SET TASK
Your task is to output the listing word for word, with pictures excluded.

[Begin]

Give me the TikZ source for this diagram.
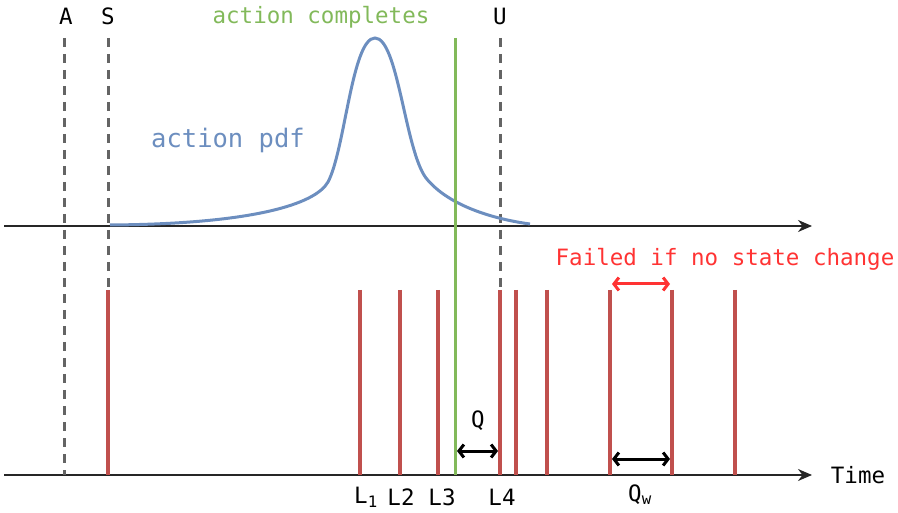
\documentclass[tikz,border=0pt]{standalone}
\usepackage{fontspec}
\setmonofont{DejaVu Sans Mono}
\usetikzlibrary{arrows.meta}
\definecolor{barred}{RGB}{192,80,77}
\definecolor{pdfblue}{RGB}{108,142,191}
\definecolor{actgreen}{RGB}{130,185,90}
\definecolor{failred}{RGB}{255,51,51}
\definecolor{dashgray}{RGB}{100,100,100}
\tikzset{
  lbl/.style={font=\fontsize{22.5}{26}\selectfont\ttfamily, inner sep=0pt},
  axis/.style={line width=1.8pt, black!85, -{Stealth[length=14pt,width=12pt]}},
  bar/.style={line width=4pt, barred},
  vdash/.style={line width=3pt, dashgray, dash pattern=on 9pt off 7pt},
  dim/.style={line width=3pt, {Straight Barb[length=5pt,width=13pt]}-{Straight Barb[length=5pt,width=13pt]}},
}
\begin{document}
\begin{tikzpicture}[x=1pt,y=-1pt]
\useasboundingbox (0,0) rectangle (898,513);
% axes
\coordinate (t0) at (4,226); \coordinate (t1) at (812,226);
\coordinate (b0) at (4,475); \coordinate (b1) at (812,475);
\draw[axis] (t0) -- (t1);
\draw[axis] (b0) -- (b1);
% dashed lines
\coordinate (a0) at (64,38); \coordinate (a1) at (64,475);
\coordinate (s0) at (108,38); \coordinate (s1) at (108,290);
\coordinate (u0) at (500,38); \coordinate (u1) at (500,290);
\draw[vdash] (a0) -- (a1);
\draw[vdash] (s0) -- (s1);
\draw[vdash] (u0) -- (u1);
\node[lbl] (A) at (66,16) {A};
\node[lbl] (S) at (108,16) {S};
\node[lbl] (U) at (500,16) {U};
% pdf curve
\draw[pdfblue, line width=3pt] (110,225) .. controls (250,224) and (315,205) .. (328,182)
  .. controls (345,150) and (352,38) .. (375,38)
  .. controls (398,38) and (405,150) .. (426,178)
  .. controls (450,208) and (500,220) .. (530,224);
\node[lbl, font=\fontsize{25.5}{28}\selectfont\ttfamily, text=pdfblue] (pdf) at (228,140) {action pdf};
% bars
\foreach \x/\n in {108/s,360/l1,400/l2,438/l3,500/l4,516/e1,547/e2,610/e3,672/e4,735/e5}{
  \coordinate (\n top) at (\x,290); \coordinate (\n bot) at (\x,475);
  \draw[bar] (\n top) -- (\n bot);
}
% green line
\coordinate (g0) at (455,38); \coordinate (g1) at (455,475);
\draw[actgreen, line width=3pt] (g0) -- (g1);
\node[lbl, text=actgreen] (ac) at (321,17) {action completes};
% Q
\coordinate (q0) at (457,451); \coordinate (q1) at (498,451);
\draw[dim] (q0) -- (q1);
\node[lbl] (Q) at (478,421) {Q};
% Qw
\coordinate (w0) at (612,459); \coordinate (w1) at (670,459);
\draw[dim] (w0) -- (w1);
\node[lbl] (Qw) at (640,495) {Q\textsubscript{w}};
% failed
\coordinate (f0) at (612,284); \coordinate (f1) at (670,284);
\draw[dim, failred] (f0) -- (f1);
\node[lbl, text=failred] (fail) at (725,259) {Failed if no state change};
% labels
\node[lbl] (L1) at (366,497) {L\textsubscript{1}};
\node[lbl] (L2) at (401,497) {L2};
\node[lbl] (L3) at (442,497) {L3};
\node[lbl] (L4) at (502,497) {L4};
\node[lbl] (time) at (858,475) {Time};
\end{tikzpicture}
\end{document}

[End]

SOLVED EXERCISE
Give me the TikZ source for this diagram.
\documentclass[tikz,border=0pt]{standalone}
\usepackage{fontspec}
\setmonofont{DejaVu Sans Mono}
\usetikzlibrary{arrows.meta}
\definecolor{barred}{RGB}{192,80,77}
\definecolor{pdfblue}{RGB}{108,142,191}
\definecolor{actgreen}{RGB}{130,185,90}
\definecolor{failred}{RGB}{255,51,51}
\definecolor{dashgray}{RGB}{100,100,100}
\tikzset{
  lbl/.style={font=\fontsize{22.5}{26}\selectfont\ttfamily, inner sep=0pt},
  axis/.style={line width=1.8pt, black!85, -{Stealth[length=14pt,width=12pt]}},
  bar/.style={line width=4pt, barred},
  vdash/.style={line width=3pt, dashgray, dash pattern=on 9pt off 7pt},
  dim/.style={line width=3pt, {Straight Barb[length=5pt,width=13pt]}-{Straight Barb[length=5pt,width=13pt]}},
}
\begin{document}
\begin{tikzpicture}[x=1pt,y=-1pt]
\useasboundingbox (0,0) rectangle (898,513);
% axes
\coordinate (t0) at (4,226); \coordinate (t1) at (812,226);
\coordinate (b0) at (4,475); \coordinate (b1) at (812,475);
\draw[axis] (t0) -- (t1);
\draw[axis] (b0) -- (b1);
% dashed lines
\coordinate (a0) at (64,38); \coordinate (a1) at (64,475);
\coordinate (s0) at (108,38); \coordinate (s1) at (108,290);
\coordinate (u0) at (500,38); \coordinate (u1) at (500,290);
\draw[vdash] (a0) -- (a1);
\draw[vdash] (s0) -- (s1);
\draw[vdash] (u0) -- (u1);
\node[lbl] (A) at (66,16) {A};
\node[lbl] (S) at (108,16) {S};
\node[lbl] (U) at (500,16) {U};
% pdf curve
\draw[pdfblue, line width=3pt] (110,225) .. controls (250,224) and (315,205) .. (328,182)
  .. controls (345,150) and (352,38) .. (375,38)
  .. controls (398,38) and (405,150) .. (426,178)
  .. controls (450,208) and (500,220) .. (530,224);
\node[lbl, font=\fontsize{25.5}{28}\selectfont\ttfamily, text=pdfblue] (pdf) at (228,140) {action pdf};
% bars
\foreach \x/\n in {108/s,360/l1,400/l2,438/l3,500/l4,516/e1,547/e2,610/e3,672/e4,735/e5}{
  \coordinate (\n top) at (\x,290); \coordinate (\n bot) at (\x,475);
  \draw[bar] (\n top) -- (\n bot);
}
% green line
\coordinate (g0) at (455,38); \coordinate (g1) at (455,475);
\draw[actgreen, line width=3pt] (g0) -- (g1);
\node[lbl, text=actgreen] (ac) at (321,17) {action completes};
% Q
\coordinate (q0) at (457,451); \coordinate (q1) at (498,451);
\draw[dim] (q0) -- (q1);
\node[lbl] (Q) at (478,421) {Q};
% Qw
\coordinate (w0) at (612,459); \coordinate (w1) at (670,459);
\draw[dim] (w0) -- (w1);
\node[lbl] (Qw) at (640,495) {Q\textsubscript{w}};
% failed
\coordinate (f0) at (612,284); \coordinate (f1) at (670,284);
\draw[dim, failred] (f0) -- (f1);
\node[lbl, text=failred] (fail) at (725,259) {Failed if no state change};
% labels
\node[lbl] (L1) at (366,497) {L\textsubscript{1}};
\node[lbl] (L2) at (401,497) {L2};
\node[lbl] (L3) at (442,497) {L3};
\node[lbl] (L4) at (502,497) {L4};
\node[lbl] (time) at (858,475) {Time};
\end{tikzpicture}
\end{document}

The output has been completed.